The economic benefits of tourism are widespread:

Unlike many other industries, which are concentrated in specific geographic areas, tourism provides a source for growth across Australia's capital cities and regional areas. TRA estimate that 44 per cent of all tourism expenditure in Australia (or in excess of $47 billion) occurred outside Australian capital cities and the Gold Coast in 2016.

Strong growth to continue

The prospects for further strong growth for Australia's tourism industry is strong. In its latest Forecast publication (released July 2016), TRA forecasts that growth in international visitor arrivals and expenditure will continue, with total visitor expenditure in Australia projected to increase at around 6.8 per cent per year on average over the 10 years to 2024-25.

These forecasts for the tourism export sector are expected to be underpinned by continued solid growth on international air routes servicing Australia, both from international visitors coming here and Australians travelling overseas. Other short-term supportive factors include solid economic growth in Australia's key markets in Asia, the United States and New Zealand, although growth in Europe will remain more moderate.

In the longer term, the predicted strong growth in Asia's middle class households is likely to lead to an increasing propensity to travel overseas, including to Australia.
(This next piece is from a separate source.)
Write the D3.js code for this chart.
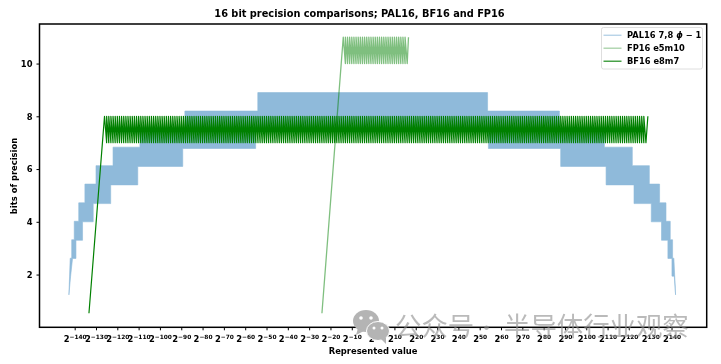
<!DOCTYPE html>
<html>
<head>
<meta charset="utf-8">
<script src="https://cdn.jsdelivr.net/npm/d3@7"></script>
<style>
	html, body { margin: 0; padding: 0; background: #fff; }
	svg { display: block; filter: blur(0.3px); }
	text { font-family: "DejaVu Sans", sans-serif; font-weight: bold; fill: #000; }
</style>
</head>
<body>
<div id="chart"></div>
<script>
// x values are log2 of the represented value
const xTickExps = [-140, -130, -120, -110, -100, -90, -80, -70, -60, -50, -40, -30, -20, -10, 0, 10, 20, 30, 40, 50, 60, 70, 80, 90, 100, 110, 120, 130, 140];
const yTicks = [2, 4, 6, 8, 10];

// PAL16 band, upper and lower envelope as step vertices
const palTopExp = [-142.7, -142.1, -141.4, -141.4, -140.2, -140.2, -138.1, -138.1, -135.2, -135.2, -130, -130, -122, -122, -109.4, -109.4, -88.3, -88.3, -54.1, -54.1, 53.7, 53.7, 87.4, 87.4, 108.5, 108.5, 121.6, 121.6, 129.6, 129.6, 134.4, 134.4, 137.4, 137.4, 139.4, 139.4, 140.5, 140.5, 141.1, 141.9];
const palTopBits = [1.23, 2.62, 2.62, 3.32, 3.32, 4.02, 4.02, 4.72, 4.72, 5.43, 5.43, 6.13, 6.13, 6.83, 6.83, 7.5, 7.5, 8.2, 8.2, 8.9, 8.9, 8.2, 8.2, 7.5, 7.5, 6.83, 6.83, 6.13, 6.13, 5.43, 5.43, 4.72, 4.72, 4.02, 4.02, 3.32, 3.32, 2.62, 2.62, 1.23];
const palBottomExp = [-142.7, -141.9, -141, -141, -139.4, -139.4, -136.3, -136.3, -131.3, -131.3, -123.1, -123.1, -110.4, -110.4, -89.3, -89.3, -55.1, -55.1, 54.1, 54.1, 88, 88, 109.3, 109.3, 122.4, 122.4, 130.5, 130.5, 135.3, 135.3, 138.3, 138.3, 140.2, 140.2, 141.3, 141.9];
const palBottomBits = [1.23, 1.94, 2.61, 2.61, 2.61, 3.3, 3.3, 4, 4, 4.69, 4.69, 5.4, 5.4, 6.1, 6.1, 6.78, 6.78, 7.5, 7.5, 6.78, 6.78, 6.1, 6.1, 5.4, 5.4, 4.69, 4.69, 4, 4, 3.3, 3.3, 2.61, 2.61, 1.94, 1.94, 1.23];

// FP16 e5m10: subnormal ramp, then one sawtooth per binade
const fp16RampExp = [-24];
const fp16RampBits = [0.53];
const fp16Binades = [-14, -13, -12, -11, -10, -9, -8, -7, -6, -5, -4, -3, -2, -1, 0, 1, 2, 3, 4, 5, 6, 7, 8, 9, 10, 11, 12, 13, 14, 15];
const fp16Top = 11;
const fp16Bottom = 10;
const fp16EndExp = [16.6];
const fp16EndBits = [11];

// BF16 e8m7, same idea
const bf16RampExp = [-133.3];
const bf16RampBits = [0.53];
const bf16Binades = [-126, -125, -124, -123, -122, -121, -120, -119, -118, -117, -116, -115, -114, -113, -112, -111, -110, -109, -108, -107, -106, -105, -104, -103, -102, -101, -100, -99, -98, -97, -96, -95, -94, -93, -92, -91, -90, -89, -88, -87, -86, -85, -84, -83, -82, -81, -80, -79, -78, -77, -76, -75, -74, -73, -72, -71, -70, -69, -68, -67, -66, -65, -64, -63, -62, -61, -60, -59, -58, -57, -56, -55, -54, -53, -52, -51, -50, -49, -48, -47, -46, -45, -44, -43, -42, -41, -40, -39, -38, -37, -36, -35, -34, -33, -32, -31, -30, -29, -28, -27, -26, -25, -24, -23, -22, -21, -20, -19, -18, -17, -16, -15, -14, -13, -12, -11, -10, -9, -8, -7, -6, -5, -4, -3, -2, -1, 0, 1, 2, 3, 4, 5, 6, 7, 8, 9, 10, 11, 12, 13, 14, 15, 16, 17, 18, 19, 20, 21, 22, 23, 24, 25, 26, 27, 28, 29, 30, 31, 32, 33, 34, 35, 36, 37, 38, 39, 40, 41, 42, 43, 44, 45, 46, 47, 48, 49, 50, 51, 52, 53, 54, 55, 56, 57, 58, 59, 60, 61, 62, 63, 64, 65, 66, 67, 68, 69, 70, 71, 72, 73, 74, 75, 76, 77, 78, 79, 80, 81, 82, 83, 84, 85, 86, 87, 88, 89, 90, 91, 92, 93, 94, 95, 96, 97, 98, 99, 100, 101, 102, 103, 104, 105, 106, 107, 108, 109, 110, 111, 112, 113, 114, 115, 116, 117, 118, 119, 120, 121, 122, 123, 124, 125, 126, 127];
const bf16Top = 8;
const bf16Bottom = 7;
const bf16EndExp = [128.9];
const bf16EndBits = [8];

const legendLabels = ['PAL16 7,8', 'FP16 e5m10', 'BF16 e8m7'];

const margin = {top: 24, right: 14.3, bottom: 36.7, left: 39.5};
const containerWidth = 721;
const containerHeight = 364;
const width = containerWidth - margin.left - margin.right;
const height = containerHeight - margin.top - margin.bottom;

const xScale = d3.scaleLinear().domain([-156.5, 156.5]).range([0, width]);
const yScale = d3.scaleLinear().domain([0, 11.5]).range([height, 0]);

const line = d3.line().x(d => xScale(d[0])).y(d => yScale(d[1]));

const svg = d3.select('#chart').append('svg')
	.attr('width', containerWidth)
	.attr('height', containerHeight);

const chartArea = svg.append('g')
	.attr('transform', `translate(${margin.left},${margin.top})`);

// PAL16 band
const palPoints = d3.zip(palTopExp, palTopBits)
	.concat(d3.zip(palBottomExp, palBottomBits).reverse());

chartArea.append('path')
	.attr('d', line(palPoints) + 'Z')
	.attr('fill', '#8fbada')
	.attr('stroke', '#8fbada')
	.attr('stroke-width', 0.6);

function sawPoints(rampExp, rampBits, binades, top, bottom, endExp, endBits) {
	const teeth = binades.flatMap(e => [[e, top], [e + 1, bottom]]);
	return d3.zip(rampExp, rampBits).concat(teeth, d3.zip(endExp, endBits));
}

chartArea.append('path')
	.attr('d', line(sawPoints(fp16RampExp, fp16RampBits, fp16Binades, fp16Top, fp16Bottom, fp16EndExp, fp16EndBits)))
	.attr('fill', 'none')
	.attr('stroke', 'green')
	.attr('stroke-opacity', 0.5)
	.attr('stroke-linejoin', 'round')
	.attr('stroke-width', 1.3)
	.style('filter', 'blur(0.45px)');

chartArea.append('path')
	.attr('d', line(sawPoints(bf16RampExp, bf16RampBits, bf16Binades, bf16Top, bf16Bottom, bf16EndExp, bf16EndBits)))
	.attr('fill', 'none')
	.attr('stroke', 'green')
	.attr('stroke-linejoin', 'round')
	.attr('stroke-width', 1.2)
	.style('filter', 'blur(0.45px)');

// axes
const xAxis = d3.axisBottom(xScale).tickValues(xTickExps).tickSize(3).tickPadding(2);
const yAxis = d3.axisLeft(yScale).tickValues(yTicks).tickSize(3).tickPadding(4);

const xAxisG = chartArea.append('g')
	.attr('class', 'x-axis')
	.attr('transform', `translate(0,${height})`)
	.call(xAxis);

xAxisG.selectAll('.tick text').each(function(d) {
	const t = d3.select(this).text(null)
		.attr('y', 15)
		.attr('dy', null)
		.style('font-size', '8.4px');
	t.append('tspan').text('2');
	t.append('tspan')
		.attr('dy', -3)
		.style('font-size', '5.9px')
		.text(String(d).replace('-', '\u2212'));
});

const yAxisG = chartArea.append('g')
	.attr('class', 'y-axis')
	.call(yAxis);

yAxisG.selectAll('.tick text').style('font-size', '8.4px');
chartArea.selectAll('.domain').remove();

// frame
chartArea.append('rect')
	.attr('width', width)
	.attr('height', height)
	.attr('fill', 'none')
	.attr('stroke', '#000')
	.attr('stroke-width', 1.5);

// title + axis labels
svg.append('text')
	.attr('x', 359.5)
	.attr('y', 17)
	.attr('text-anchor', 'middle')
	.style('font-size', '9.8px')
	.text('16 bit precision comparisons; PAL16, BF16 and FP16');

svg.append('text')
	.attr('x', margin.left + width / 2)
	.attr('y', 354)
	.attr('text-anchor', 'middle')
	.style('font-size', '8.4px')
	.text('Represented value');

svg.append('text')
	.attr('transform', 'translate(17,176) rotate(-90)')
	.attr('text-anchor', 'middle')
	.style('font-size', '8.4px')
	.text('bits of precision');

// legend
const legend = svg.append('g').attr('transform', 'translate(601.5,27.5)');

legend.append('rect')
	.attr('width', 101)
	.attr('height', 41.5)
	.attr('rx', 2)
	.attr('fill', '#fff')
	.attr('fill-opacity', 0.8)
	.attr('stroke', '#d5d5d5')
	.attr('stroke-width', 0.8);

const legendStyles = [
	{color: '#8fbada', w: 0.9},
	{color: '#a6d0a6', w: 1.3},
	{color: '#1a8a1a', w: 1.2}
];

const legendRow = legend.selectAll('.legend-row')
	.data(legendLabels)
	.enter()
	.append('g')
	.attr('class', 'legend-row')
	.attr('transform', (d, i) => `translate(0,${7.7 + i * 13})`);

legendRow.append('line')
	.attr('x1', 2)
	.attr('x2', 20)
	.attr('stroke', (d, i) => legendStyles[i].color)
	.attr('stroke-width', (d, i) => legendStyles[i].w);

const legendText = legendRow.append('text')
	.attr('x', 25.5)
	.attr('y', 3)
	.style('font-size', '8.3px')
	.text(d => d);

// mathtext part of the first label
legendText.filter((d, i) => i === 0).each(function() {
	const t = d3.select(this);
	t.append('tspan').attr('dx', 3).style('font-style', 'italic').text('\u03d5');
	t.append('tspan').text(' \u2212 1');
});

// watermark on top of everything
const mark = svg.append('g');

mark.append('ellipse')
	.attr('cx', 366).attr('cy', 321).attr('rx', 13).attr('ry', 11)
	.attr('fill', '#b4b4b4');
mark.append('path')
	.attr('d', 'M358,328L356,335L364,331Z')
	.attr('fill', '#b4b4b4');
mark.append('ellipse')
	.attr('cx', 378).attr('cy', 331).attr('rx', 11.5).attr('ry', 9.5)
	.attr('fill', '#b4b4b4')
	.attr('stroke', '#fff')
	.attr('stroke-width', 1);
mark.append('path')
	.attr('d', 'M381,339L386,344L386,337Z')
	.attr('fill', '#b4b4b4');
mark.selectAll('.eye')
	.data([[361, 318, 1.8], [371, 318, 1.8], [374, 328, 1.5], [382, 328, 1.5]])
	.enter()
	.append('circle')
	.attr('class', 'eye')
	.attr('cx', d => d[0])
	.attr('cy', d => d[1])
	.attr('r', d => d[2])
	.attr('fill', '#fff');

const markStyle = g => g
	.attr('y', 336)
	.style('font-family', '"Noto Sans CJK SC", sans-serif')
	.style('font-weight', 'normal')
	.style('font-size', '26.4px')
	.style('fill', '#8c8c8c')
	.style('fill-opacity', 0.6);

svg.append('text').attr('x', 395).call(markStyle).text('公众号');
svg.append('text').attr('x', 484).call(markStyle).attr('y', 329).style('font-size', '5px').text('●');
svg.append('text').attr('x', 504).call(markStyle).text('半导体行业观察');
</script>
</body>
</html>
A young highly-educated population in emerging Asia, alongside Australia's current strong reputation as a place to study, should result in an additional boost in the big- spending education market, but also leveraging off this visitation with more friends and relatives coming to Australia to visit these students.

Consumer Insights

To ensure that tourism continues to grow strongly, Australia will need to hold its own in an increasingly competitive global environment. An important element of this is understanding people's motivations for travel.
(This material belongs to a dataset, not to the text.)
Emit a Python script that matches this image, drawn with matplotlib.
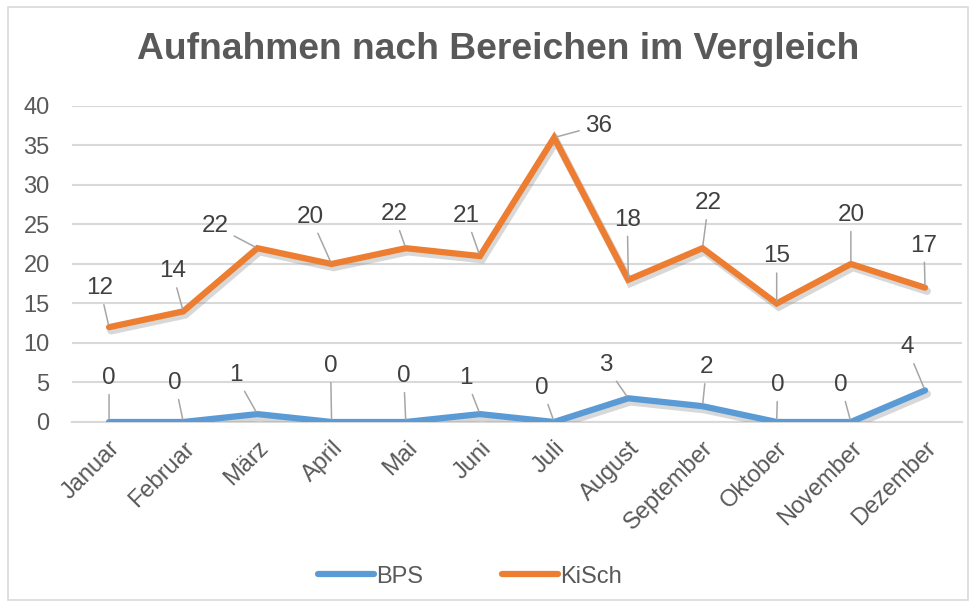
import matplotlib
matplotlib.use("Agg")
import matplotlib.pyplot as plt
import matplotlib.patheffects as pe
from matplotlib.patches import Rectangle

plt.rcParams['font.family'] = ['Liberation Sans', 'DejaVu Sans']

# -------------------- Data --------------------
months = ['Januar', 'Februar', 'März', 'April', 'Mai', 'Juni', 'Juli',
          'August', 'September', 'Oktober', 'November', 'Dezember']
bps = [0, 0, 1, 0, 0, 1, 0, 3, 2, 0, 0, 4]
kisch = [12, 14, 22, 20, 22, 21, 36, 18, 22, 15, 20, 17]
y_ticks = [0, 5, 10, 15, 20, 25, 30, 35, 40]

# label offsets (pixels) from each point
bps_off = [(0, 44), (-8, 39), (-22, 39), (-1, 56), (-2, 46), (-14, 36),
           (-12, 34), (-23, 33), (4, 39), (1, 37), (-10, 37), (-18, 43)]
kisch_off = [(-9, 39), (-11, 40), (-42, 22), (-21, 47), (-12, 34), (-14, 40),
             (44, 12), (-1, 60), (6, 45), (0, 47), (0, 49), (-1, 42)]

c_blue = '#5B9BD5'
c_orange = '#ED7D31'
c_text = '#595959'

fig = plt.figure(figsize=(9.75, 6.07), dpi=100)
ax = fig.add_axes([0.0738, 0.3048, 0.913, 0.5206])

x = list(range(len(months)))
shadow = [pe.SimpleLineShadow(offset=(1.5, -2.5), shadow_color='#808080', alpha=0.3, linewidth=5.5),
          pe.Normal()]
ax.plot(x, bps, color=c_blue, lw=4.5, solid_joinstyle='miter', solid_capstyle='round',
        label='BPS', path_effects=shadow, zorder=3)
ax.plot(x, kisch, color=c_orange, lw=4.5, solid_joinstyle='miter', solid_capstyle='round',
        label='KiSch', path_effects=shadow, zorder=3)

# data labels with leader lines
for vals, offs in ((bps, bps_off), (kisch, kisch_off)):
    for i, v in enumerate(vals):
        ax.annotate(str(v), xy=(i, v), xytext=offs[i], textcoords='offset pixels',
                    ha='center', va='center', fontsize=17.5, color='#404040',
                    arrowprops=dict(arrowstyle='-', color='#A6A6A6', lw=1.1,
                                    shrinkA=2, shrinkB=2),
                    zorder=4)

ax.set_xlim(-0.5, len(months) - 0.5)
ax.set_ylim(0, 40)
ax.set_yticks(y_ticks)
ax.set_xticks(x)
ax.set_xticklabels(months, rotation=45, ha='right', rotation_mode='anchor')
ax.grid(axis='y', color='#D9D9D9', lw=1.5)
ax.set_axisbelow(True)
for s in ['top', 'right', 'left']:
    ax.spines[s].set_visible(False)
ax.spines['bottom'].set_color('#D9D9D9')
ax.spines['bottom'].set_linewidth(1.5)
ax.tick_params(axis='both', length=0, labelsize=17, colors=c_text)
ax.tick_params(axis='y', pad=16)
ax.tick_params(axis='x', pad=11)

# title
fig.text(0.511, 0.918, 'Aufnahmen nach Bereichen im Vergleich', ha='center', va='center',
         fontsize=26.8, fontweight='bold', color=c_text)

# legend
leg = fig.legend(loc='center', bbox_to_anchor=(0.482, 0.05), ncol=2, frameon=False,
                 fontsize=17, handlelength=2.4, handletextpad=0.1, columnspacing=3.3)
for t in leg.get_texts():
    t.set_color(c_text)
for h in leg.legend_handles:
    h.set_path_effects([])

# chart border
fig.patches.append(Rectangle((0.008, 0.012), 0.985, 0.976, transform=fig.transFigure,
                             fill=False, edgecolor='#D9D9D9', lw=1.2))

plt.savefig('out.png', dpi=100)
Tourism Australia has identified that the key aspects of a destination that influence an individual's decision to travel to our shores include food and wine, aquatic and coastal experiences, natural beauty and wildlife.
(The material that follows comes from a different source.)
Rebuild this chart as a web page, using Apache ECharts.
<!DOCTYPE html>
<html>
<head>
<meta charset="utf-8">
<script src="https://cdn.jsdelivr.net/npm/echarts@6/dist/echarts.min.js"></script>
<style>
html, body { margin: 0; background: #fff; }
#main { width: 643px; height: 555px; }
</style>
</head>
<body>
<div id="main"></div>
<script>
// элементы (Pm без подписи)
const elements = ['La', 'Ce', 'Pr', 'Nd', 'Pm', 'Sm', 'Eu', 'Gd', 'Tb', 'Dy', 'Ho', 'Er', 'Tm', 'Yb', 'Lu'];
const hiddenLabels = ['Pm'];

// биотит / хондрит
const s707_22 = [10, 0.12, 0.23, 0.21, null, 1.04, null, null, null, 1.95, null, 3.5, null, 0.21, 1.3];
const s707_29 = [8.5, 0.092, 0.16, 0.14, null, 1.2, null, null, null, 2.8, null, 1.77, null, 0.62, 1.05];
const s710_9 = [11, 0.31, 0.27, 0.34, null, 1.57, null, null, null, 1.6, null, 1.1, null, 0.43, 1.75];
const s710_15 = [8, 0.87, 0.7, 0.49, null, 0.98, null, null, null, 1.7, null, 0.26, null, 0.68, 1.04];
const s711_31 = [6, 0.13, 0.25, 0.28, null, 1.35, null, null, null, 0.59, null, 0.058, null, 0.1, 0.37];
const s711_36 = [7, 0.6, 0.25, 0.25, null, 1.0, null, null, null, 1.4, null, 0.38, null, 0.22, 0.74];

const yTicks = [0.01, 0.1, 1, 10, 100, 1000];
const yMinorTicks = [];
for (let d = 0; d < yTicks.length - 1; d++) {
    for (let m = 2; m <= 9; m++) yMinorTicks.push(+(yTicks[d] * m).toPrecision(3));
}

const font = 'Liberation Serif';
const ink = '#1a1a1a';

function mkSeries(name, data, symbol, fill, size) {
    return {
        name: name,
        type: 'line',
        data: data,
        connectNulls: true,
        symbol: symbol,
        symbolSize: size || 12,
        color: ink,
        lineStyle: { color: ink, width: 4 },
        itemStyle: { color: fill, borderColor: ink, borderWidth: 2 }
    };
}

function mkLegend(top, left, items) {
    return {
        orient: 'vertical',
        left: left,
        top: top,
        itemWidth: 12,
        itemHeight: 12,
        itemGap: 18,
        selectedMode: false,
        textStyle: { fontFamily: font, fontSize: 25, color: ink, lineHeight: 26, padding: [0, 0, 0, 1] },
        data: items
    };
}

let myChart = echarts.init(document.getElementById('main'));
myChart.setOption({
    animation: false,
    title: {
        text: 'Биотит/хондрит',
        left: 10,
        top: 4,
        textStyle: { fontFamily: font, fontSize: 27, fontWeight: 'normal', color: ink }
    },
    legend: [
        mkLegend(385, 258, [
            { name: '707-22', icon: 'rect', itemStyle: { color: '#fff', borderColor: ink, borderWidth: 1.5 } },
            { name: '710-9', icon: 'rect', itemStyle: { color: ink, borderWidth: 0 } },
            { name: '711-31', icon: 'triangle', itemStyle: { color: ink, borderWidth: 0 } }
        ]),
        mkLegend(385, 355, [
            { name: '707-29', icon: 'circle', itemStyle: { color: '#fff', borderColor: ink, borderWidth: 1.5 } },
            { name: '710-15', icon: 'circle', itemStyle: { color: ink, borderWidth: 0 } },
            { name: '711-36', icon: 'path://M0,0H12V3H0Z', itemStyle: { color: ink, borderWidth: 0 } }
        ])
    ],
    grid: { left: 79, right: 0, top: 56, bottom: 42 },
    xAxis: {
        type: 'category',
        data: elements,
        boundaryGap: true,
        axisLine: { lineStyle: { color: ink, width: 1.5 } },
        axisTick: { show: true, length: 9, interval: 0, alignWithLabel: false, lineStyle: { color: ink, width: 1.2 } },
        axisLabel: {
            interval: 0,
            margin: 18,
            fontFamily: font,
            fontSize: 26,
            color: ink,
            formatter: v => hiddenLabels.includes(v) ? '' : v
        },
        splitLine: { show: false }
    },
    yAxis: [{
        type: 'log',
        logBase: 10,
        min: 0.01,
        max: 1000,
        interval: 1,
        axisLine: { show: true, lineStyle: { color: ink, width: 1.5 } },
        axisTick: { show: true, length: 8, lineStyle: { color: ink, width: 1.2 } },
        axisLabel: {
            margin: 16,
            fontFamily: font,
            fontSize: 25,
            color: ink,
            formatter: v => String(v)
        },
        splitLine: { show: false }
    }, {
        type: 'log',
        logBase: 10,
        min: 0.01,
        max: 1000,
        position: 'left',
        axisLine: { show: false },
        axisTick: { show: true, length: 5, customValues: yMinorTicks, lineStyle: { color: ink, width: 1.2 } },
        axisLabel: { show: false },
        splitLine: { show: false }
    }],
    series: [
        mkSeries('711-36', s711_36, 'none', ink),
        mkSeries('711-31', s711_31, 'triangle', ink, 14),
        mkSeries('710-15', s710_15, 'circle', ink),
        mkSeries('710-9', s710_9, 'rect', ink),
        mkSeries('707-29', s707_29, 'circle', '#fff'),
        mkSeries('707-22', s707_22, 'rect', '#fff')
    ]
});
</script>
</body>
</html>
Tourism Australia's Consumer Demand Project demonstrates that among international consumers from our key tourism markets, Australia has an edge with respect to natural beauty, aquatic and coastal and wildlife experiences.

Insights from the Consumer Demand Project have been used extensively to inform and support development of Tourism Australia's strategic direction, campaign development, as well as to inform the tourism industry of potential opportunities to build the value of Australian tourism.

More tourism infrastructure investment needed to meet forecast demand

Increased infrastructure will also be essential to support the strongly-growing tourism industry.

TRA estimated as at the end of 2015, pipeline investment in airport infrastructure was estimated at $9 billion. This estimate excludes the recent announcement by the Australian Government to build Sydney's second airport, the Western Sydney Airport at Badgerys Creek at a cost of around $5 billion.

The accommodation pipeline was making progress in meeting tourist demand but more investment is needed. TRA estimated that projects solely to build tourist accommodation were worth $8 billion in 2015, with this investment to build 15 900 rooms. On top of this investment, TRA estimated that a range of mixed developments which included tourist accommodation is expected to result in an additional 24 000 rooms.

If fully realised, this would increase Australia's room stock by 16 per cent (or 39 900 more rooms) above the estimated 248 800 rooms in Australia as at December 2015.

Beyond this, more rooms are needed to meet the strong forecast demand for accommodation in Australia with TRA estimating that in 2024-25 international and domestic visitor nights in hotels, motels, guesthouses and serviced apartments will be 36 per cent greater than in 2016.

These growth prospects are creating a positive environment for investment, particularly in Australia's capital cities. Sydney is an especially good example in this respect, with STR Global statistics showing room revenue increased by 8 per cent in 2016 while occupancy rates remained high at around 85 per cent.